== EXERCISE DATA
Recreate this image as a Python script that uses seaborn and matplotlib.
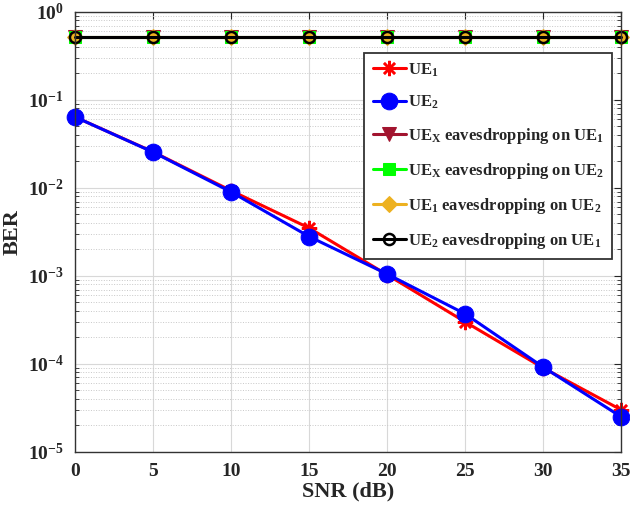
import numpy as np
import pandas as pd
import matplotlib
matplotlib.use("Agg")
import matplotlib.pyplot as plt
import seaborn as sns
from matplotlib.ticker import LogLocator, NullFormatter

snr = [0, 5, 10, 15, 20, 25, 30, 35]
ue1 = [0.064, 0.0257, 0.0093, 0.0035, 0.00103, 0.00030, 9.0e-5, 3.0e-5]
ue2 = [0.064, 0.0255, 0.0090, 0.0028, 0.00105, 0.00037, 9.2e-5, 2.5e-5]
uex_on_ue1 = [0.52, 0.52, 0.52, 0.52, 0.52, 0.52, 0.52, 0.52]
uex_on_ue2 = [0.52, 0.52, 0.52, 0.52, 0.52, 0.52, 0.52, 0.52]
ue1_on_ue2 = [0.52, 0.52, 0.52, 0.52, 0.52, 0.52, 0.52, 0.52]
ue2_on_ue1 = [0.52, 0.52, 0.52, 0.52, 0.52, 0.52, 0.52, 0.52]

labels = [r"UE$_1$", r"UE$_2$",
          r"UE$_X$ eavesdropping on UE$_1$",
          r"UE$_X$ eavesdropping on UE$_2$",
          r"UE$_1$ eavesdropping on UE$_2$",
          r"UE$_2$ eavesdropping on UE$_1$"]

sns.set_style("white")
plt.rcParams["font.family"] = ["Liberation Serif", "DejaVu Serif"]
plt.rcParams["font.weight"] = "bold"
plt.rcParams["mathtext.fontset"] = "custom"
plt.rcParams["mathtext.rm"] = "Liberation Serif:bold"
plt.rcParams["mathtext.it"] = "Liberation Serif:bold"
plt.rcParams["mathtext.bf"] = "Liberation Serif:bold"

fig = plt.figure(figsize=(6.3, 5.17), dpi=100)
ax = fig.add_axes([0.119, 0.126, 0.867, 0.851])

styles = [
    dict(color="#ff0000", marker=(8, 2, 0), markersize=11, markerfacecolor="#ff0000", markeredgecolor="#ff0000", markeredgewidth=1.8, lw=2.2),
    dict(color="#0000ff", marker="o", markersize=12, markerfacecolor="#0000ff", markeredgecolor="#0000ff", lw=2.2),
    dict(color="#a2142f", marker="v", markersize=10, markerfacecolor="#a2142f", markeredgecolor="#a2142f", lw=2.2),
    dict(color="#00ff00", marker="s", markersize=9, markerfacecolor="#00ff00", markeredgecolor="#00ff00", lw=2.2),
    dict(color="#edb120", marker="D", markersize=8, markerfacecolor="#edb120", markeredgecolor="#edb120", lw=2.2),
    dict(color="#000000", marker="o", markersize=8, markerfacecolor="none", markeredgecolor="#000000", markeredgewidth=1.8, lw=2.2),
]
series = [ue1, ue2, uex_on_ue1, uex_on_ue2, ue1_on_ue2, ue2_on_ue1]
for vals, lab, st in zip(series, labels, styles):
    df = pd.DataFrame({"SNR": snr, "BER": vals})
    st = dict(st)
    c = st.pop("color")
    lw = st.pop("lw")
    sns.lineplot(data=df, x="SNR", y="BER", ax=ax, color=c, linewidth=lw,
                 label=lab, clip_on=False, **st)

ax.set_yscale("log")
ax.set_xlim(0, 35)
ax.set_ylim(1e-5, 1)
ax.set_xticks(snr)
ax.yaxis.set_major_locator(LogLocator(base=10, numticks=10))
ax.yaxis.set_minor_locator(LogLocator(base=10, subs=np.arange(2, 10), numticks=10))
ax.yaxis.set_minor_formatter(NullFormatter())
ax.grid(True, which="major", color="#d8d8d8", linewidth=0.8, linestyle="-")
ax.grid(True, which="minor", color="#c8c8c8", linewidth=0.7, linestyle=":")
ax.xaxis.grid(True, which="major", color="#d8d8d8", linewidth=0.8)
for s in ax.spines.values():
    s.set_color("#333333")
    s.set_linewidth(1.0)
ax.tick_params(axis="both", which="major", direction="in", length=5, labelsize=14,
               top=True, right=True, pad=8)
ax.tick_params(axis="y", which="minor", direction="in", length=3, right=True, left=True)
for t in ax.get_xticklabels() + ax.get_yticklabels():
    t.set_fontweight("bold")
ax.set_xlabel("SNR (dB)", fontsize=16, fontweight="bold", labelpad=1)
ax.set_ylabel("BER", fontsize=16, fontweight="bold", labelpad=4)

leg = ax.legend(loc="upper right", bbox_to_anchor=(0.999, 0.926), fontsize=12,
                frameon=True, fancybox=False, edgecolor="#333333",
                handlelength=2.0, handletextpad=0.1, labelspacing=0.9,
                borderpad=0.5)
leg.get_frame().set_linewidth(1.3)
leg.get_frame().set_alpha(1)

fig.savefig("out.png", dpi=100)
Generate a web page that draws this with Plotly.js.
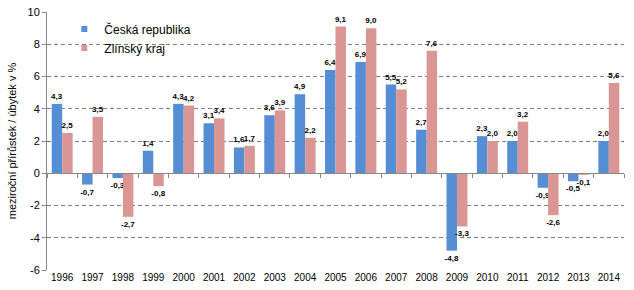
====
### TASK INSTRUCTIONS
Without the pictures, return the listing above from its first line through the line that has "ax = fig.add_axes([0.119, 0.126, 0.867, 0.851])".

### SOLUTION FOR THIS PROBLEM
Recreate this image as a Python script that uses seaborn and matplotlib.
import numpy as np
import pandas as pd
import matplotlib
matplotlib.use("Agg")
import matplotlib.pyplot as plt
import seaborn as sns
from matplotlib.ticker import LogLocator, NullFormatter

snr = [0, 5, 10, 15, 20, 25, 30, 35]
ue1 = [0.064, 0.0257, 0.0093, 0.0035, 0.00103, 0.00030, 9.0e-5, 3.0e-5]
ue2 = [0.064, 0.0255, 0.0090, 0.0028, 0.00105, 0.00037, 9.2e-5, 2.5e-5]
uex_on_ue1 = [0.52, 0.52, 0.52, 0.52, 0.52, 0.52, 0.52, 0.52]
uex_on_ue2 = [0.52, 0.52, 0.52, 0.52, 0.52, 0.52, 0.52, 0.52]
ue1_on_ue2 = [0.52, 0.52, 0.52, 0.52, 0.52, 0.52, 0.52, 0.52]
ue2_on_ue1 = [0.52, 0.52, 0.52, 0.52, 0.52, 0.52, 0.52, 0.52]

labels = [r"UE$_1$", r"UE$_2$",
          r"UE$_X$ eavesdropping on UE$_1$",
          r"UE$_X$ eavesdropping on UE$_2$",
          r"UE$_1$ eavesdropping on UE$_2$",
          r"UE$_2$ eavesdropping on UE$_1$"]

sns.set_style("white")
plt.rcParams["font.family"] = ["Liberation Serif", "DejaVu Serif"]
plt.rcParams["font.weight"] = "bold"
plt.rcParams["mathtext.fontset"] = "custom"
plt.rcParams["mathtext.rm"] = "Liberation Serif:bold"
plt.rcParams["mathtext.it"] = "Liberation Serif:bold"
plt.rcParams["mathtext.bf"] = "Liberation Serif:bold"

fig = plt.figure(figsize=(6.3, 5.17), dpi=100)
ax = fig.add_axes([0.119, 0.126, 0.867, 0.851])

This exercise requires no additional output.